Source material:
==*==
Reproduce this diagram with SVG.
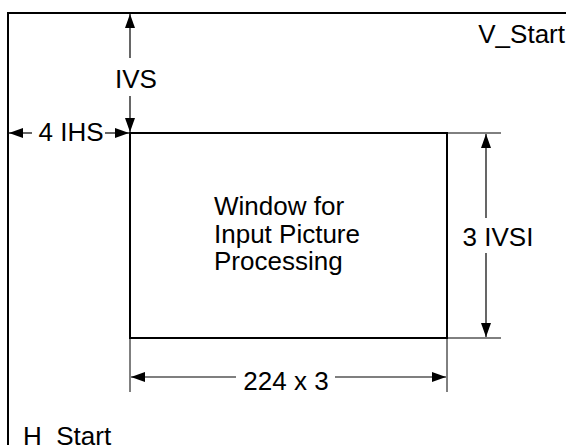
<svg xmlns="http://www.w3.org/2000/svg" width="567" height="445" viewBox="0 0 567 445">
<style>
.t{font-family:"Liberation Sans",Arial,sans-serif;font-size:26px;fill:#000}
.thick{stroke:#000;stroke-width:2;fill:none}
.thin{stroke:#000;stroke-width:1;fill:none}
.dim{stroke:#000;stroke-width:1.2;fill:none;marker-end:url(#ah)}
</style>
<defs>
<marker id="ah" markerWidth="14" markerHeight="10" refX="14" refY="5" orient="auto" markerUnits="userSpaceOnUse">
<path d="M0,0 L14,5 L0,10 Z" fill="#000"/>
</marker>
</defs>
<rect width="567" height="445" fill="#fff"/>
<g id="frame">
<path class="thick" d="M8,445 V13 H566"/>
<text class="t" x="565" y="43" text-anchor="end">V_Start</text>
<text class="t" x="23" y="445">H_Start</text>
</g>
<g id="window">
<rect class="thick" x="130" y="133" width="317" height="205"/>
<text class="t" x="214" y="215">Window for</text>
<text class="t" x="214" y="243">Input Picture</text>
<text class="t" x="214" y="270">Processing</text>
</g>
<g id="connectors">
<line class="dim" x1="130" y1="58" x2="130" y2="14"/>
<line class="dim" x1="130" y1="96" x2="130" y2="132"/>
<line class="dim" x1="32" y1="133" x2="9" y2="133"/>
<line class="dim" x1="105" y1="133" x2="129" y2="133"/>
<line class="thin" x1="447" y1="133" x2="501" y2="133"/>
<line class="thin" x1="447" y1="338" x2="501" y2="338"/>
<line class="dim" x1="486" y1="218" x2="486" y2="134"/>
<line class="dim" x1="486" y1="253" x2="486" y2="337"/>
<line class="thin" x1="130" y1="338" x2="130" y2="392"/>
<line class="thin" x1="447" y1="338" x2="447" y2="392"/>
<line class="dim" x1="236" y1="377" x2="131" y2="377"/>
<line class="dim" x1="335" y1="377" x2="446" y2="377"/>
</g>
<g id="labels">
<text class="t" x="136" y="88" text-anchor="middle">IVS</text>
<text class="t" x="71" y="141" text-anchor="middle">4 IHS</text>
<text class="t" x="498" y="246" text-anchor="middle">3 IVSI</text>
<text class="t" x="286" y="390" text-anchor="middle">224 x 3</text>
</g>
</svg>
==*==
Work to be completed: Omit any images, then output the listing exactly.

Task result:
Reproduce this diagram with SVG.
<svg xmlns="http://www.w3.org/2000/svg" width="567" height="445" viewBox="0 0 567 445">
<style>
.t{font-family:"Liberation Sans",Arial,sans-serif;font-size:26px;fill:#000}
.thick{stroke:#000;stroke-width:2;fill:none}
.thin{stroke:#000;stroke-width:1;fill:none}
.dim{stroke:#000;stroke-width:1.2;fill:none;marker-end:url(#ah)}
</style>
<defs>
<marker id="ah" markerWidth="14" markerHeight="10" refX="14" refY="5" orient="auto" markerUnits="userSpaceOnUse">
<path d="M0,0 L14,5 L0,10 Z" fill="#000"/>
</marker>
</defs>
<rect width="567" height="445" fill="#fff"/>
<g id="frame">
<path class="thick" d="M8,445 V13 H566"/>
<text class="t" x="565" y="43" text-anchor="end">V_Start</text>
<text class="t" x="23" y="445">H_Start</text>
</g>
<g id="window">
<rect class="thick" x="130" y="133" width="317" height="205"/>
<text class="t" x="214" y="215">Window for</text>
<text class="t" x="214" y="243">Input Picture</text>
<text class="t" x="214" y="270">Processing</text>
</g>
<g id="connectors">
<line class="dim" x1="130" y1="58" x2="130" y2="14"/>
<line class="dim" x1="130" y1="96" x2="130" y2="132"/>
<line class="dim" x1="32" y1="133" x2="9" y2="133"/>
<line class="dim" x1="105" y1="133" x2="129" y2="133"/>
<line class="thin" x1="447" y1="133" x2="501" y2="133"/>
<line class="thin" x1="447" y1="338" x2="501" y2="338"/>
<line class="dim" x1="486" y1="218" x2="486" y2="134"/>
<line class="dim" x1="486" y1="253" x2="486" y2="337"/>
<line class="thin" x1="130" y1="338" x2="130" y2="392"/>
<line class="thin" x1="447" y1="338" x2="447" y2="392"/>
<line class="dim" x1="236" y1="377" x2="131" y2="377"/>
<line class="dim" x1="335" y1="377" x2="446" y2="377"/>
</g>
<g id="labels">
<text class="t" x="136" y="88" text-anchor="middle">IVS</text>
<text class="t" x="71" y="141" text-anchor="middle">4 IHS</text>
<text class="t" x="498" y="246" text-anchor="middle">3 IVSI</text>
<text class="t" x="286" y="390" text-anchor="middle">224 x 3</text>
</g>
</svg>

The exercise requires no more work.